Print word for word the first line of the listing below and every line after it, through the line with "Chart.register(...registerables);". Leave out the pictures and the rest.

__DATA SHOWN__
+---+
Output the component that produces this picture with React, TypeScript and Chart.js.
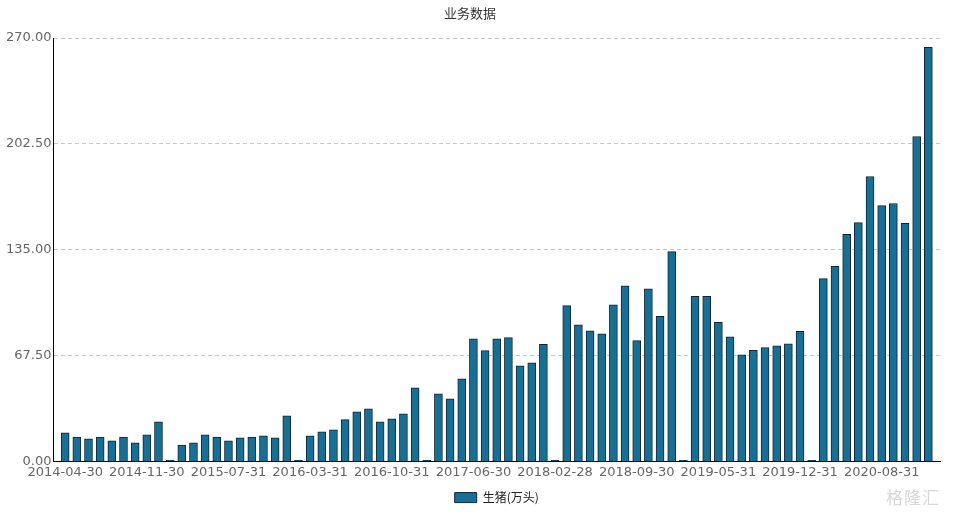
import React, { useEffect, useRef } from "react";
import { Chart, registerables } from "chart.js";

Chart.register(...registerables);

const categories: string[] = [
  "2014-04-30", "2014-05-31", "2014-06-30", "2014-07-31", "2014-08-31", "2014-09-30", "2014-10-31", "2014-11-30", "2014-12-31",
  "2015-02-28", "2015-03-31", "2015-04-30", "2015-05-31", "2015-06-30", "2015-07-31", "2015-08-31", "2015-09-30", "2015-10-31", "2015-11-30", "2015-12-31",
  "2016-02-29", "2016-03-31", "2016-04-30", "2016-05-31", "2016-06-30", "2016-07-31", "2016-08-31", "2016-09-30", "2016-10-31", "2016-11-30", "2016-12-31",
  "2017-02-28", "2017-03-31", "2017-04-30", "2017-05-31", "2017-06-30", "2017-07-31", "2017-08-31", "2017-09-30", "2017-10-31", "2017-11-30", "2017-12-31",
  "2018-02-28", "2018-03-31", "2018-04-30", "2018-05-31", "2018-06-30", "2018-07-31", "2018-08-31", "2018-09-30", "2018-10-31", "2018-11-30", "2018-12-31",
  "2019-02-28", "2019-03-31", "2019-04-30", "2019-05-31", "2019-06-30", "2019-07-31", "2019-08-31", "2019-09-30", "2019-10-31", "2019-11-30", "2019-12-31",
  "2020-02-29", "2020-03-31", "2020-04-30", "2020-05-31", "2020-06-30", "2020-07-31", "2020-08-31", "2020-09-30", "2020-10-31", "2020-11-30", "2020-12-31",
];

const pigs: number[] = [
  18.3, 15.7, 14.5, 15.7, 13.2, 15.7, 11.9, 17.0, 25.3,
  0.8, 10.6, 11.9, 17.0, 15.7, 13.2, 15.1, 15.7, 16.4, 15.1, 29.2,
  0.8, 16.5, 19.0, 20.2, 26.8, 31.7, 33.6, 25.3, 27.2, 30.4, 47.0,
  0.8, 43.2, 40.0, 52.8, 78.3, 70.7, 78.3, 79.0, 61.1, 63.0, 74.7,
  0.8, 99.4, 87.2, 83.4, 81.5, 100.0, 112.1, 77.1, 110.2, 92.6, 133.8,
  0.8, 105.3, 105.3, 88.7, 79.6, 68.1, 70.9, 72.6, 73.8, 75.1, 83.0,
  0.8, 116.6, 124.5, 144.9, 152.3, 181.7, 163.2, 164.5, 151.9, 207.2, 264.0,
];

const seriesName = "生猪(万头)";
const title = "业务数据";
const yTicks: number[] = [0, 67.5, 135, 202.5, 270];
const labelEvery = 7;

export default function App() {
  const ref = useRef<HTMLCanvasElement>(null);

  useEffect(() => {
    if (!ref.current) return;
    const tickIdx = categories.map((_, i) => i).filter((i) => i % labelEvery === 0);
    const chart = new Chart(ref.current, {
      type: "bar",
      data: {
        datasets: [
          {
            label: seriesName,
            data: pigs.map((v, i) => ({ x: i, y: v })),
            backgroundColor: "#176f96",
            borderColor: "#0d2633",
            borderWidth: 1,
            barThickness: 8,
          },
        ],
      },
      options: {
        animation: false,
        responsive: false,
        maintainAspectRatio: false,
        layout: { padding: { left: 0, right: 20, top: 0, bottom: -1.6 } },
        plugins: {
          title: {
            display: true,
            text: title,
            color: "#333",
            font: { family: "'Noto Sans CJK SC', 'DejaVu Sans'", size: 13, weight: "normal" },
            padding: { top: 5.5, bottom: 16.9 },
          },
          legend: {
            display: true,
            position: "bottom",
            fullSize: false,
            labels: {
              boxWidth: 22,
              boxHeight: 10,
              color: "#222",
              font: { family: "'Noto Sans CJK SC', 'DejaVu Sans'", size: 12, lineHeight: 1 },
              padding: 10,
            },
          },
          tooltip: { enabled: false },
        },
        scales: {
          x: {
            type: "linear",
            offset: false,
            min: -1,
            max: categories.length,
            grid: { display: false, offset: false, drawTicks: false, tickLength: 0 },
            border: { display: true, color: "#000", width: 1 },
            afterBuildTicks: (scale: any) => {
              scale.ticks = tickIdx.map((v) => ({ value: v }));
            },
            afterFit: (scale: any) => {
              scale.height = 20;
            },
            ticks: {
              autoSkip: false,
              maxRotation: 0,
              minRotation: 0,
              padding: 3,
              color: "#666",
              font: { family: "'DejaVu Sans'", size: 13 },
              callback: (v: any) => categories[v as number] ?? "",
            },
          },
          y: {
            min: 0,
            max: 270,
            afterBuildTicks: (scale: any) => {
              scale.ticks = yTicks.map((v) => ({ value: v }));
            },
            afterFit: (scale: any) => {
              scale.width = 53.5;
            },
            grid: {
              color: "#c8c8c8",
              drawTicks: false,
              tickLength: 0,
            },
            border: { display: true, color: "#000", width: 1, dash: [4, 3] },
            ticks: {
              padding: 2,
              color: "#666",
              font: { family: "'DejaVu Sans'", size: 13 },
              callback: (v: any) => Number(v).toFixed(2),
            },
          },
        },
      },
    });
    return () => chart.destroy();
  }, []);

  return (
    <div style={{ position: "absolute", left: 0, top: 0, width: 960, height: 512, background: "#fff" }}>
      <canvas ref={ref} width={960} height={512} style={{ width: 960, height: 512, display: "block" }} />
      <div
        style={{
          position: "absolute",
          left: 886,
          top: 484,
          fontFamily: "'Noto Sans CJK SC', sans-serif",
          fontSize: 17,
          color: "#d8d8d8",
          letterSpacing: 1,
        }}
      >
        格隆汇
      </div>
    </div>
  );
}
+---+
__COMPLETED EXERCISE__
Output the component that produces this picture with React, TypeScript and Chart.js.
import React, { useEffect, useRef } from "react";
import { Chart, registerables } from "chart.js";

Chart.register(...registerables);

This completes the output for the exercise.